Saya terjaga pukul 11, memandangi sudut ruang yang masih gelap. Tak ada hangat, hanya beku memeluk erat. Jam dinding pemberian Eyang yang terpampang ketika saya membuka mata menyadarkan bahwa tempat ini masih tempat yang sama, tempat yang entah berapa jam lamanya saya menghambur air mata. Saya kira saya sudah mati. Saya kira saya akan terbangun di tempat yang lain. Saya kira saya lulus dari ujian ini dan Tuhan panggil saya untuk kembali. Sepenuhnya saya sadar dan bersyukur akan nafas yang masih dapat terhela, namun engah saya luluh lantak.

Ponsel saya bergetar tanda seseorang di sana mungkin masih mengingat saya. Satu persatu kata yang saya baca tak mampu lagi saya artikan. Bagaimana caranya tersenyum? Bagaimana caranya untuk berhenti menangis? Bagaimana caranya untuk bersikap datar ketika saya tahu badai kencang tengah singgah di dalam dada? Saya berbaur dengan diam, betapa suatu konsep dalam hidup manusia yang satu ini sungguh menakutkan. Ya, kebahagiaan.

Bagaimana bentuknya? Menang lotre milyaran rupiah atau liburan keliling dunia bisa jadi kebahagiaan bagi segelintir orang. Atau makan malam dengan lauk seadanya bersama anggota keluarga yang lengkap, mungkin itu juga kebahagiaan bagi yang lainnya, yang entah kapan terakhir saya rasakan. Namun bagi saya, Sabtu ini, berbicara dengan seseorang di sana akan apa yang telah kami katakan dan lakukan, seketika menjadi serangan berbalik yang memporak-porandakan konsep itu. Ya, kebahagiaan.

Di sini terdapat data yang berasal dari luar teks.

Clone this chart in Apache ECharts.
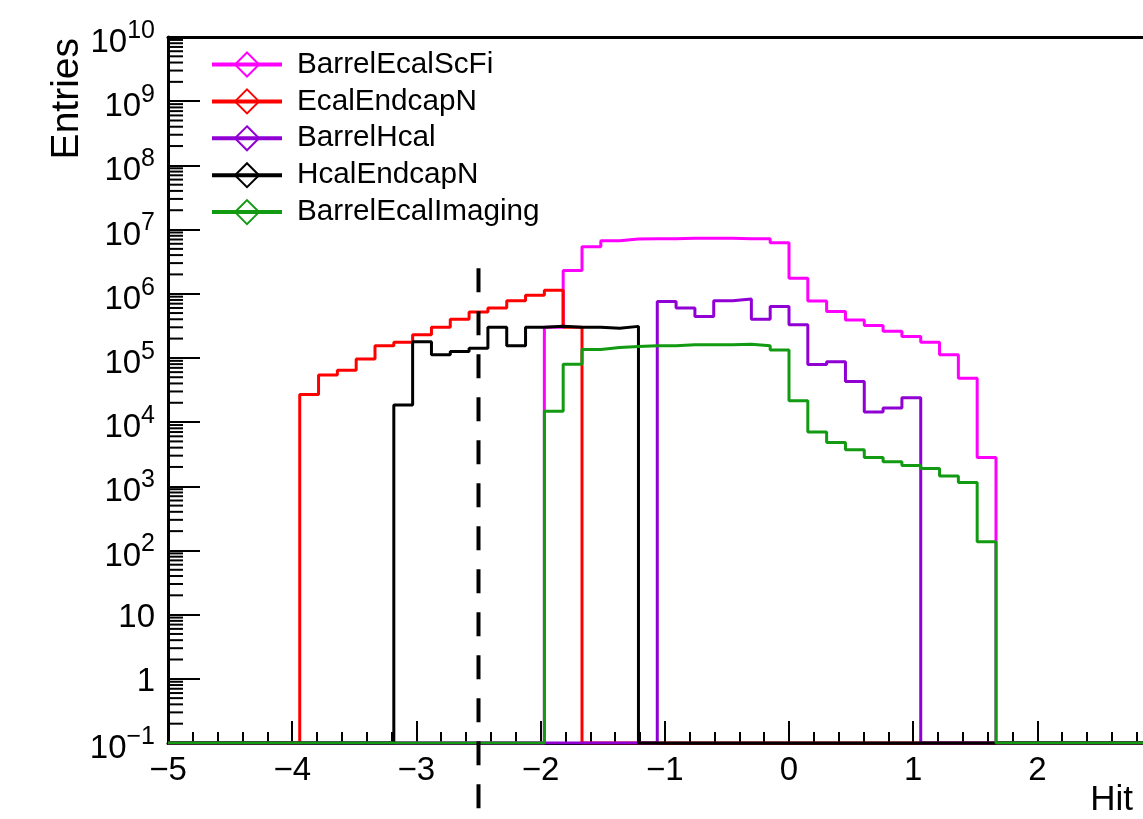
<!DOCTYPE html>
<html>
<head>
<meta charset="utf-8">
<script src="https://cdn.jsdelivr.net/npm/echarts@6/dist/echarts.min.js"></script>
<style>
  html, body { margin: 0; padding: 0; background: #fff; }
  #chart { width: 1143px; height: 819px; }
</style>
</head>
<body>
<div id="chart"></div>
<script>
// histogram binning: 66 bins over [-5, 5]
const HIST_LO = -5, HIST_HI = 5, N_BINS = 66;
const X_MIN = -5, X_MAX = 3;
const Y_MIN = 0.1, Y_MAX = 1e10;

const seriesNames = ['BarrelEcalScFi', 'EcalEndcapN', 'BarrelHcal', 'HcalEndcapN', 'BarrelEcalImaging'];
const seriesColors = ['#ff00ff', '#ff0000', '#9000d4', '#000000', '#139a13'];
// index of the first non-empty bin of each histogram
const firstBin = [20, 7, 26, 12, 20];

// bin contents
const barrelEcalScFi = [3.0e5, 2.3e6, 5.4e6, 6.7e6, 7.1e6, 7.2e6, 7.2e6, 7.3e6, 7.3e6, 7.3e6, 7.2e6, 7.2e6,
  6.2e6, 1.74e6, 7.7e5, 5.3e5, 3.9e5, 3.2e5, 2.6e5, 2.15e5, 1.75e5, 1.12e5, 4.8e4, 2.8e3];
const ecalEndcapN = [2.7e4, 5.4e4, 6.4e4, 9.6e4, 1.55e5, 1.75e5, 2.3e5, 3.0e5, 4.0e5, 5.2e5, 6.0e5, 7.8e5,
  9.5e5, 1.13e6, 3.0e5];
const barrelHcal = [7.6e5, 6.0e5, 4.4e5, 7.8e5, 8.3e5, 4.0e5, 6.3e5, 3.3e5, 7.9e4, 8.7e4, 4.3e4, 1.44e4,
  1.66e4, 2.4e4];
const hcalEndcapN = [1.85e4, 1.78e5, 1.12e5, 1.26e5, 1.41e5, 3.0e5, 1.55e5, 3.0e5, 3.1e5, 3.0e5, 3.0e5,
  2.9e5, 3.1e5];
const barrelEcalImaging = [1.48e4, 8.0e4, 1.35e5, 1.45e5, 1.5e5, 1.55e5, 1.55e5, 1.6e5, 1.6e5, 1.6e5,
  1.63e5, 1.55e5, 1.33e5, 2.15e4, 7.0e3, 4.8e3, 3.7e3, 2.8e3, 2.4e3, 2.1e3, 1.9e3, 1.45e3, 1.15e3, 137];
const seriesCounts = [barrelEcalScFi, ecalEndcapN, barrelHcal, hcalEndcapN, barrelEcalImaging];

// dashed cut line
const cutX = -2.5;
const cutTop = 2.5e6;

const FONT = 'Liberation Sans';

// turn bin contents into step points; empty bins sit on the frame bottom
function histData(start, counts) {
  const w = (HIST_HI - HIST_LO) / N_BINS;
  const pts = [];
  for (let k = 0; k < N_BINS; k++) {
    const c = (k >= start && k < start + counts.length) ? counts[k - start] : 0;
    pts.push([HIST_LO + k * w, Math.max(c, Y_MIN)]);
  }
  pts.push([HIST_HI, pts[N_BINS - 1][1]]);
  return pts;
}

// minor ticks of the log axis at 2..9 x 10^k
const minorTickValues = [];
for (let e = -1; e < 10; e++) {
  for (let m = 2; m <= 9; m++) minorTickValues.push([X_MIN, m * Math.pow(10, e)]);
}

function yLabel(v) {
  const e = Math.round(Math.log10(v));
  if (e === 0) return '{p|1}';
  if (e === 1) return '{p|10}';
  return '{b|10}{s|' + String(e).replace('-', '\u2212') + '}';
}

const histSeries = seriesNames.map((name, i) => ({
  name: name,
  type: 'line',
  step: 'end',
  data: histData(firstBin[i], seriesCounts[i]),
  symbol: 'diamond',
  showSymbol: false,
  lineStyle: { color: seriesColors[i], width: 3 },
  itemStyle: { color: 'rgba(255,255,255,0)', borderColor: seriesColors[i], borderWidth: 2 },
  silent: true
}));

const chart = echarts.init(document.getElementById('chart'));
chart.setOption({
  animation: false,
  backgroundColor: '#fff',
  grid: { left: 168, top: 37, right: 1143 - 1161.6, bottom: 76, outerBoundsMode: 'none', containLabel: false },
  legend: {
    data: seriesNames,
    orient: 'vertical',
    left: 210,
    top: 49.5,
    padding: 0,
    itemWidth: 70,
    itemHeight: 30,
    itemGap: 6.9,
    selectedMode: false,
    lineStyle: { width: 4 },
    textStyle: { fontSize: 29.7, fontFamily: FONT, color: '#000', padding: [0, 0, 0, 10] }
  },
  xAxis: [{
    type: 'value',
    min: X_MIN,
    max: X_MAX,
    interval: 1,
    axisLine: { onZero: false, lineStyle: { color: '#000', width: 3 } },
    axisTick: { inside: true, length: 22, lineStyle: { color: '#000', width: 2 } },
    minorTick: { show: true, splitNumber: 5, length: 11, lineStyle: { color: '#000', width: 2 } },
    splitLine: { show: false },
    axisLabel: {
      fontSize: 33, fontFamily: FONT, color: '#000', margin: 11,
      formatter: v => String(v).replace('-', '\u2212')
    }
  }, {
    type: 'value',
    position: 'top',
    min: X_MIN,
    max: X_MAX,
    axisLine: { onZero: false, lineStyle: { color: '#000', width: 3 } },
    axisTick: { show: false },
    axisLabel: { show: false },
    splitLine: { show: false }
  }],
  yAxis: {
    type: 'log',
    logBase: 10,
    min: Y_MIN,
    max: Y_MAX,
    interval: 1,
    axisLine: { show: true, onZero: false, lineStyle: { color: '#000', width: 3 } },
    axisTick: { show: true, inside: true, length: 32, lineStyle: { color: '#000', width: 2 } },
    splitLine: { show: false },
    axisLabel: {
      margin: 13,
      formatter: yLabel,
      rich: {
        b: { fontSize: 33, fontFamily: FONT, color: '#000', padding: [12, 0, 0, 0] },
        s: { fontSize: 25, fontFamily: FONT, color: '#000', padding: [0, 0, 12, 0] },
        p: { fontSize: 33, fontFamily: FONT, color: '#000', padding: [6, 0, 0, 0] }
      }
    }
  },
  graphic: [
    {
      type: 'text', x: 67.5, y: 38, rotation: Math.PI / 2,
      style: { text: 'Entries', fontSize: 39, fontFamily: FONT, fill: '#000', align: 'right', verticalAlign: 'middle' }
    },
    {
      type: 'text', x: 1133, y: 800,
      style: { text: 'Hit', fontSize: 35, fontFamily: FONT, fill: '#000', align: 'right', verticalAlign: 'middle' }
    }
  ],
  series: [
    {
      type: 'custom',
      name: 'minorTicks',
      silent: true,
      clip: false,
      data: minorTickValues,
      renderItem: (params, api) => {
        const p = api.coord([api.value(0), api.value(1)]);
        return {
          type: 'line',
          shape: { x1: p[0], y1: p[1], x2: p[0] + 15, y2: p[1] },
          style: { stroke: '#000', lineWidth: 2 }
        };
      }
    },
    ...histSeries,
    {
      type: 'custom',
      name: 'cut',
      silent: true,
      clip: false,
      z: 5,
      data: [[cutX, cutTop]],
      renderItem: (params, api) => {
        const top = api.coord([api.value(0), api.value(1)]);
        const bottom = api.coord([api.value(0), Y_MIN]);
        return {
          type: 'line',
          shape: { x1: top[0], y1: top[1], x2: top[0], y2: bottom[1] + 72 },
          style: { stroke: '#000', lineWidth: 4, lineDash: [24, 19] }
        };
      }
    }
  ]
});
</script>
</body>
</html>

Saya merenung tanpa seorang pun mengusik jelangnya senja. Enggan sudah rasanya menebak-nebak langit abu-abu, akankah turun hujan atau berangsur cerah. Mungkin kebahagiaan adalah sesuatu yang terlalu berlebihan untuk diminta, sesuatu yang terlalu berharga untuk dibagi, atau sesuatu yang terlalu mahal untuk dimiliki. Bukankah begitu? Atau mungkin ia sudah berpindah karena saya tak kunjung datang menggugah? Ya, kebahagiaan.

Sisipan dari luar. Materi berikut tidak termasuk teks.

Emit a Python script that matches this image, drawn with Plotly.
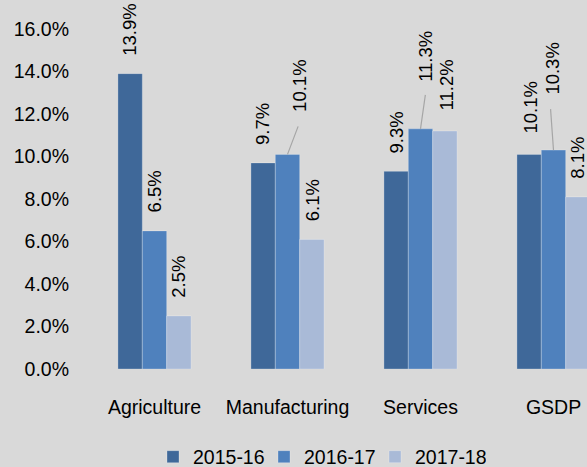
import plotly.graph_objects as go

categories = ["Agriculture", "Manufacturing", "Services", "GSDP"]
series_names = ["2015-16", "2016-17", "2017-18"]
values_2015_16 = [13.9, 9.7, 9.3, 10.1]
values_2016_17 = [6.5, 10.1, 11.3, 10.3]
values_2017_18 = [2.5, 6.1, 11.2, 8.1]
y_ticks = [0, 2, 4, 6, 8, 10, 12, 14, 16]
y_tick_labels = [f"{v:.1f}%" for v in y_ticks]

series_values = [values_2015_16, values_2016_17, values_2017_18]
colors = ["#3F6899", "#4F81BD", "#A9BAD7"]

# label placement tweaks (series index, category index) -> (dx px, gap px, leader (dx, dy) or None)
label_tweaks = {
    (1, 1): (12, 40, (11, 29)),
    (1, 2): (5, 45, (5, 35)),
    (2, 2): (2, 19, None),
    (0, 3): (1, 19, None),
    (1, 3): (-1, 53, (-3, 42)),
}
default_gap = 16
bar_px = 24.4  # width of one bar in px (for label offsets)

FONT = "Liberation Sans, Arial, sans-serif"

fig = go.Figure()
for name, vals, col in zip(series_names, series_values, colors):
    fig.add_trace(go.Bar(
        name=name, x=categories, y=vals,
        marker=dict(color=col, line=dict(color="rgba(255,255,255,0.25)", width=1)),
        hoverinfo="skip",
    ))

annotations = []
for i, vals in enumerate(series_values):
    for j, v in enumerate(vals):
        dx, gap, leader = label_tweaks.get((i, j), (0, default_gap, None))
        bar_off = (i - 1) * bar_px
        annotations.append(dict(
            x=categories[j], y=v, xref="x", yref="y",
            xshift=bar_off + dx, yshift=gap,
            text=f"{v:.1f}%", textangle=-90, showarrow=False,
            xanchor="center", yanchor="bottom",
            font=dict(family=FONT, size=18.5, color="#000000"),
        ))
        if leader is not None:
            annotations.append(dict(
                x=categories[j], y=v, xref="x", yref="y",
                xshift=bar_off, yshift=0,
                text=" ", font=dict(size=1), borderpad=0,
                showarrow=True, arrowhead=0, arrowwidth=1.2,
                arrowcolor="#A6A6A6", standoff=0,
                ax=leader[0], ay=-leader[1], axref="pixel", ayref="pixel",
            ))

fig.update_layout(
    width=587, height=467,
    margin=dict(l=88, r=0, t=29, b=98),
    paper_bgcolor="#D9D9D9", plot_bgcolor="#D9D9D9",
    barmode="group", bargap=0.45, bargroupgap=0,
    font=dict(family=FONT, size=19.5, color="#000000"),
    showlegend=True,
    legend=dict(
        orientation="h", xref="container", yref="container",
        x=153 / 587, xanchor="left", y=(467 - 457) / 467, yanchor="middle",
        entrywidth=66, entrywidthmode="pixels",
        font=dict(family=FONT, size=19.5, color="#000000"),
        bgcolor="rgba(0,0,0,0)", traceorder="normal",
    ),
    annotations=annotations,
    xaxis=dict(
        type="category", range=[-0.5, -0.5 + 499 / 133],
        showgrid=False, showline=False, zeroline=False, ticks="",
        ticklabelstandoff=24, tickfont=dict(family=FONT, size=19.5),
        fixedrange=True,
    ),
    yaxis=dict(
        range=[0, 16], tickvals=y_ticks, ticktext=y_tick_labels,
        showgrid=False, showline=False, zeroline=False, ticks="",
        ticklabelstandoff=18, tickfont=dict(family=FONT, size=19.5),
        fixedrange=True,
    ),
)

fig.write_html("out.html", config={"displayModeBar": False})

Saya sedih, Tuhan... terlampau sedih hingga saya tak mampu menahan tetesan bening yang tak jua reda membanjiri pipi hari ini. Bahkan untuk merintih kemana saya tak lagi ada daya. Adzan Maghrib perlahan bersenandung dari kejauhan seiring doa saya menutup Sabtu terakhir di bulan ini. Tolong, Tuhan, kalau memang kebahagiaan yang Engkau takdirkan tak urung menyapa, tolong, Tuhan... jangan berikan lagi yang lebih sakit dari ini. Saya tak ingin dibawa terbang bila hanya untuk dijatuhkan. Saya takut... saya takut sakit yang saya rasakan kelak akan membuat saya tak lagi sanggup mengucap syukur atas apa yang Kau berikan. Ya, kebahagiaan.